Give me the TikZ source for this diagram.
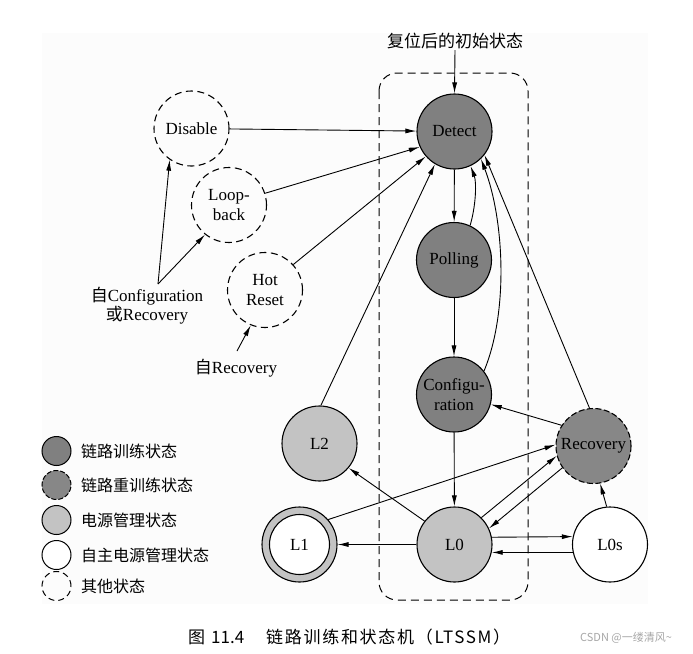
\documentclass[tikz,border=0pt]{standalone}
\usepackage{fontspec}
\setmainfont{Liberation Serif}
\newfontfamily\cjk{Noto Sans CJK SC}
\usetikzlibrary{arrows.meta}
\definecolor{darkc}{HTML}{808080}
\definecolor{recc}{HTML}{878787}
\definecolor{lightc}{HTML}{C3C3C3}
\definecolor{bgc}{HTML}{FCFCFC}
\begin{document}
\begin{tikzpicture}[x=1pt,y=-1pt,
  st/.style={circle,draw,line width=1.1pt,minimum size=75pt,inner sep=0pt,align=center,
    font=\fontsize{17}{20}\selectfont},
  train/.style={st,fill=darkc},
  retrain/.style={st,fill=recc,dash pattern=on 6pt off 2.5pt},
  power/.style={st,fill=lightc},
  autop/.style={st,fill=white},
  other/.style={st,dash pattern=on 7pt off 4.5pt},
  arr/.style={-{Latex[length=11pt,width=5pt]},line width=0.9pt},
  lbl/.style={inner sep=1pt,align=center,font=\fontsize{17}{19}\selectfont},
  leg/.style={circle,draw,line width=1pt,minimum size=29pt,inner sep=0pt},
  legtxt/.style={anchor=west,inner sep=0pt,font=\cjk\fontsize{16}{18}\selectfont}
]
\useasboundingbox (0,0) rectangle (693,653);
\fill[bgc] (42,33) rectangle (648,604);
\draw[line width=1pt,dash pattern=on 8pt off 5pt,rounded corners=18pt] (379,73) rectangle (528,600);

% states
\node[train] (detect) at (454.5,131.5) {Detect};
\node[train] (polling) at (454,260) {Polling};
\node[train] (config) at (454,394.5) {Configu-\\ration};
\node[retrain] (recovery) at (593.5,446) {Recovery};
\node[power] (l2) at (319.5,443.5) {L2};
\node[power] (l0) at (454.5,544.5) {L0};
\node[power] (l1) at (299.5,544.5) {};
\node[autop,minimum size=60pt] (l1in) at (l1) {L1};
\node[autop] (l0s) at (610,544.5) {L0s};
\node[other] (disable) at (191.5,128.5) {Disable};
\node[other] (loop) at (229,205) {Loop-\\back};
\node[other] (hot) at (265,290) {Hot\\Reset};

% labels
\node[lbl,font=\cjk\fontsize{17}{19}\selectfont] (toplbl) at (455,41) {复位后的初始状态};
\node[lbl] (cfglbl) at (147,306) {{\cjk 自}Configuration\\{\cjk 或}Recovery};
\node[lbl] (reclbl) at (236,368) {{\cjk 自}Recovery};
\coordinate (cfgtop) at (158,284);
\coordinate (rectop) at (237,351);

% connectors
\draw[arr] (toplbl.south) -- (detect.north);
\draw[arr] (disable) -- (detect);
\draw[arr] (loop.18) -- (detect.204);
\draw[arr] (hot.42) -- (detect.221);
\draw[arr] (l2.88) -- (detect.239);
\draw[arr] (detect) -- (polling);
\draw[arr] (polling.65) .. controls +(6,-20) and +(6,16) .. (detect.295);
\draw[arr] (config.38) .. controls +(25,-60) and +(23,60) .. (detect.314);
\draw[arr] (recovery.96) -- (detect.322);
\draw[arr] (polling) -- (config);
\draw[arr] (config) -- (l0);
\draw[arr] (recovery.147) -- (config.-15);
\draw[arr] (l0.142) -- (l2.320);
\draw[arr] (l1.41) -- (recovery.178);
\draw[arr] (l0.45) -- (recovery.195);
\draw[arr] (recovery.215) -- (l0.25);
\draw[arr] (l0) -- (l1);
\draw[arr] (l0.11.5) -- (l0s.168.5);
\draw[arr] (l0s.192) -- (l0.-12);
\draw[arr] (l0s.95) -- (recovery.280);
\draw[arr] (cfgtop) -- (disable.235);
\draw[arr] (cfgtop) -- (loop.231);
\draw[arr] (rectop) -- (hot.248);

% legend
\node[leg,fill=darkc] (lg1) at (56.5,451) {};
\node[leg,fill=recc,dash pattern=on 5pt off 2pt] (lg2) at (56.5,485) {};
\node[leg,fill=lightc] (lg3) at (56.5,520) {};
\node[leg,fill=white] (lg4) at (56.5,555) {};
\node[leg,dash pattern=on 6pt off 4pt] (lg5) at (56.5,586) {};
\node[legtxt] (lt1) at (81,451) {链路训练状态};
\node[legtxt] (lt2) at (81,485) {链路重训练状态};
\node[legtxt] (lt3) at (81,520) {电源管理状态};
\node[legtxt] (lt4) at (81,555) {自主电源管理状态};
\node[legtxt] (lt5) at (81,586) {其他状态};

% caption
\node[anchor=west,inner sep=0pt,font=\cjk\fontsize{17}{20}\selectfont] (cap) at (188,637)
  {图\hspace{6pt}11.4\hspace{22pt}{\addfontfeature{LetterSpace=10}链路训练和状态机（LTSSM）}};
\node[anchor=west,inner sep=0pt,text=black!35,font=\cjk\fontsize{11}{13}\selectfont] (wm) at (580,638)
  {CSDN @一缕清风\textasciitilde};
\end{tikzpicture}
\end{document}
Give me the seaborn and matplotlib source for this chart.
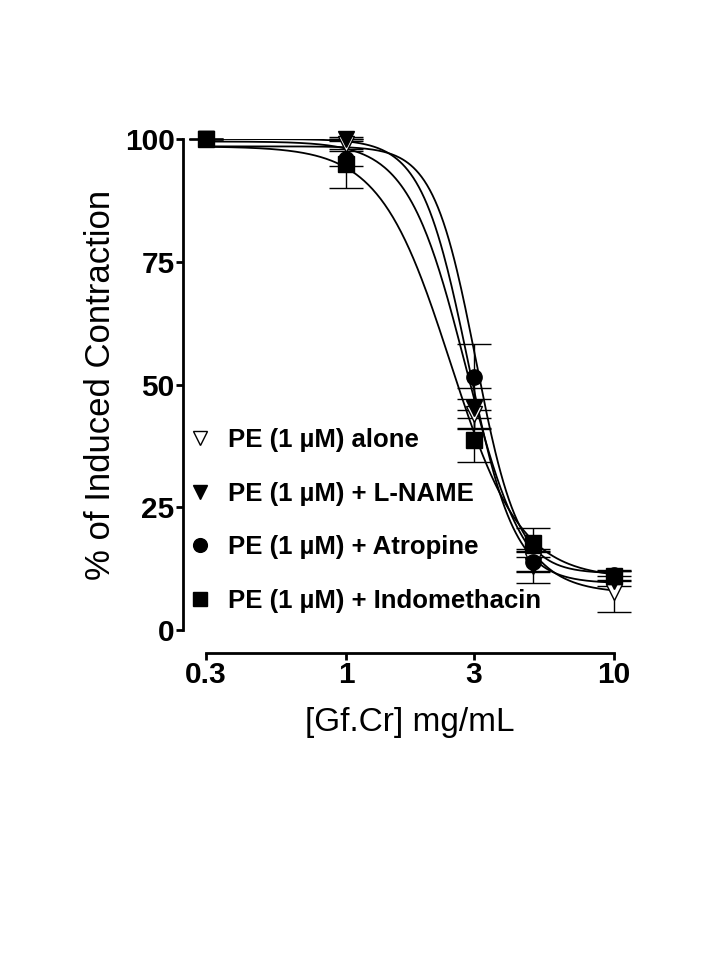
◇ ◇ ◇ ◇ ◇ ◇ ◇
Problem requirements: Only the lines from the start of the material through the line containing "(hot) at (265,290)" should be transcribed. Pictures stay out.

Output for this exercise:
Give me the TikZ source for this diagram.
\documentclass[tikz,border=0pt]{standalone}
\usepackage{fontspec}
\setmainfont{Liberation Serif}
\newfontfamily\cjk{Noto Sans CJK SC}
\usetikzlibrary{arrows.meta}
\definecolor{darkc}{HTML}{808080}
\definecolor{recc}{HTML}{878787}
\definecolor{lightc}{HTML}{C3C3C3}
\definecolor{bgc}{HTML}{FCFCFC}
\begin{document}
\begin{tikzpicture}[x=1pt,y=-1pt,
  st/.style={circle,draw,line width=1.1pt,minimum size=75pt,inner sep=0pt,align=center,
    font=\fontsize{17}{20}\selectfont},
  train/.style={st,fill=darkc},
  retrain/.style={st,fill=recc,dash pattern=on 6pt off 2.5pt},
  power/.style={st,fill=lightc},
  autop/.style={st,fill=white},
  other/.style={st,dash pattern=on 7pt off 4.5pt},
  arr/.style={-{Latex[length=11pt,width=5pt]},line width=0.9pt},
  lbl/.style={inner sep=1pt,align=center,font=\fontsize{17}{19}\selectfont},
  leg/.style={circle,draw,line width=1pt,minimum size=29pt,inner sep=0pt},
  legtxt/.style={anchor=west,inner sep=0pt,font=\cjk\fontsize{16}{18}\selectfont}
]
\useasboundingbox (0,0) rectangle (693,653);
\fill[bgc] (42,33) rectangle (648,604);
\draw[line width=1pt,dash pattern=on 8pt off 5pt,rounded corners=18pt] (379,73) rectangle (528,600);

% states
\node[train] (detect) at (454.5,131.5) {Detect};
\node[train] (polling) at (454,260) {Polling};
\node[train] (config) at (454,394.5) {Configu-\\ration};
\node[retrain] (recovery) at (593.5,446) {Recovery};
\node[power] (l2) at (319.5,443.5) {L2};
\node[power] (l0) at (454.5,544.5) {L0};
\node[power] (l1) at (299.5,544.5) {};
\node[autop,minimum size=60pt] (l1in) at (l1) {L1};
\node[autop] (l0s) at (610,544.5) {L0s};
\node[other] (disable) at (191.5,128.5) {Disable};
\node[other] (loop) at (229,205) {Loop-\\back};
\node[other] (hot) at (265,290) {Hot\\Reset};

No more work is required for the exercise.